While public relations is believed  to be a relatively modern business, only gathering pace in the past few decades, the reality however is that PR traces its roots back to ancient civilizations. Running the most extensive political and social structure in western civilization that is the Roman Empire was never easy, but not for the Romans who were the original publicity gurus.

Before the Roman Empire was established in the first century B.C, Rome was rocked by a series of civil wars and political conflict during which dictator Julius Caesar was assassinated. Augustus Caesar, the adopted son of Julius Caesar and the Roman Empire’s first emperor, was a natural at public relations.To placate the people and avoid the same terrible fate of his father, he rejected monarchical titles, and instead called himself the “First Citizen of the State”. And to further consolidate the Roman Empire, he pronounced Julius Caesar a deity, thus starting a centuries-old tradition in which Rome’s emperors would become gods, usually after their deaths. This divine nature positioned emperors as infallible and made their rule difficult to challenge. Augustus’s rule attached a cult status to the imperial line, with pictures of the emperors and their families publicized on coins or through statues and busts appearing in temples, public baths, theaters and public squares.

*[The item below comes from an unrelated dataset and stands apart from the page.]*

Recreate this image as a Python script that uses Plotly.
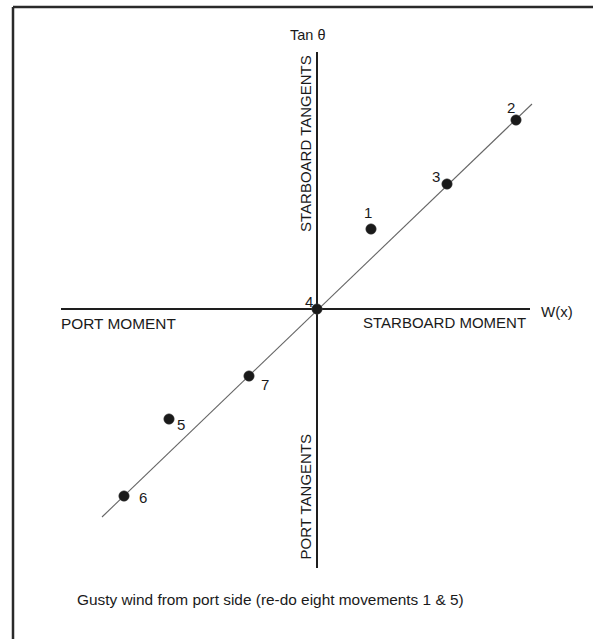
import plotly.graph_objects as go

# Data (arbitrary moment / tangent units, origin at point 4)
point_labels = ["1", "2", "3", "4", "5", "6", "7"]
moment_w = [0.54, 1.99, 1.30, 0.0, -1.48, -1.93, -0.68]
tangent = [0.80, 1.89, 1.25, 0.0, -1.10, -1.87, -0.67]

fit_x = [-2.15, 2.15]
fit_y = [-2.08, 2.05]

x_axis_extent = [-2.56, 2.13]
y_axis_extent = [-2.59, 2.57]

caption = "Gusty wind from port side (re-do eight movements 1 & 5)"

FONT = "Liberation Sans, Arial, sans-serif"
TXT = "#1a1a1a"

fig = go.Figure()

# axes
fig.add_trace(go.Scatter(x=x_axis_extent, y=[0, 0], mode="lines",
                         line=dict(color="#1e1e1e", width=2), hoverinfo="skip", showlegend=False))
fig.add_trace(go.Scatter(x=[0, 0], y=y_axis_extent, mode="lines",
                         line=dict(color="#1e1e1e", width=2), hoverinfo="skip", showlegend=False))
# fitted line
fig.add_trace(go.Scatter(x=fit_x, y=fit_y, mode="lines",
                         line=dict(color="#666666", width=1.1), hoverinfo="skip", showlegend=False))
# points
fig.add_trace(go.Scatter(x=moment_w, y=tangent, mode="markers",
                         marker=dict(size=10.5, color="#1a1a1a", line=dict(color="#444", width=0.5)),
                         hoverinfo="skip", showlegend=False))

# point label offsets in pixels (dx, dy with y up)
offsets = {"1": (-3, 17), "2": (-5, 13), "3": (-11, 8), "4": (-8, 8),
           "5": (12, -5), "6": (19, -1), "7": (16, -8)}
for lab, xv, yv in zip(point_labels, moment_w, tangent):
    dx, dy = offsets[lab]
    fig.add_annotation(x=xv, y=yv, text=lab, showarrow=False, xshift=dx, yshift=dy,
                       font=dict(family=FONT, size=15, color=TXT))

def txt(x, y, s, angle=0, xanchor="center", size=15):
    fig.add_annotation(x=x, y=y, text=s, showarrow=False, textangle=angle, xanchor=xanchor,
                       font=dict(family=FONT, size=size, color=TXT))

txt(-0.10, 2.74, "Tan θ", size=14.5)
txt(-0.12, 1.65, "STARBOARD TANGENTS", angle=-90)
txt(-0.12, -1.875, "PORT TANGENTS", angle=-90)
txt(-1.985, -0.14, "PORT MOMENT", size=15.4)
txt(1.27, -0.13, "STARBOARD MOMENT")
txt(2.40, -0.02, "W(x)")
txt(-2.42, -2.90, caption, xanchor="left", size=15.4)

# partial frame (left and top edges)
fig.add_shape(type="line", xref="paper", yref="paper", x0=13/593, x1=13/593, y0=0, y1=1-7/639,
              line=dict(color="#2a2a2a", width=2.5))
fig.add_shape(type="line", xref="paper", yref="paper", x0=13/593, x1=1, y0=1-7/639, y1=1-7/639,
              line=dict(color="#2a2a2a", width=2.5))

fig.update_layout(
    width=593, height=639,
    margin=dict(l=0, r=0, t=0, b=0),
    paper_bgcolor="white", plot_bgcolor="white",
    xaxis=dict(range=[-3.17, 2.76], visible=False, fixedrange=True),
    yaxis=dict(range=[-3.30, 3.09], visible=False, fixedrange=True),
    showlegend=False,
    hovermode=False,
)

fig.write_html("out.html", config={"displayModeBar": False},
               post_script="document.body.style.margin='0';document.body.style.overflow='hidden';")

In ancient times, as today, public relations was primarily used for communication. The early Romans, even prior to the Roman Empire, were hugely engaged in public relations with the aim of spreading their message to as many people as possible.

Caesar would report military victories back to Rome in order to drum up public support. He also wrote Commentaries on the Gallic Wars, presenting his own account of the war. Also under Caesar, the Acta Diurna, the first public newsletter, was issued to provide citizens with the latest information on the affairs of the empire. They were carved on stone or metal and presented in message boards in public places like the Forum of Rome. Written records and oratory were often used to direct the citizens toward a particular way of thinking. These were early methods of public relations which have endured throughout the centuries.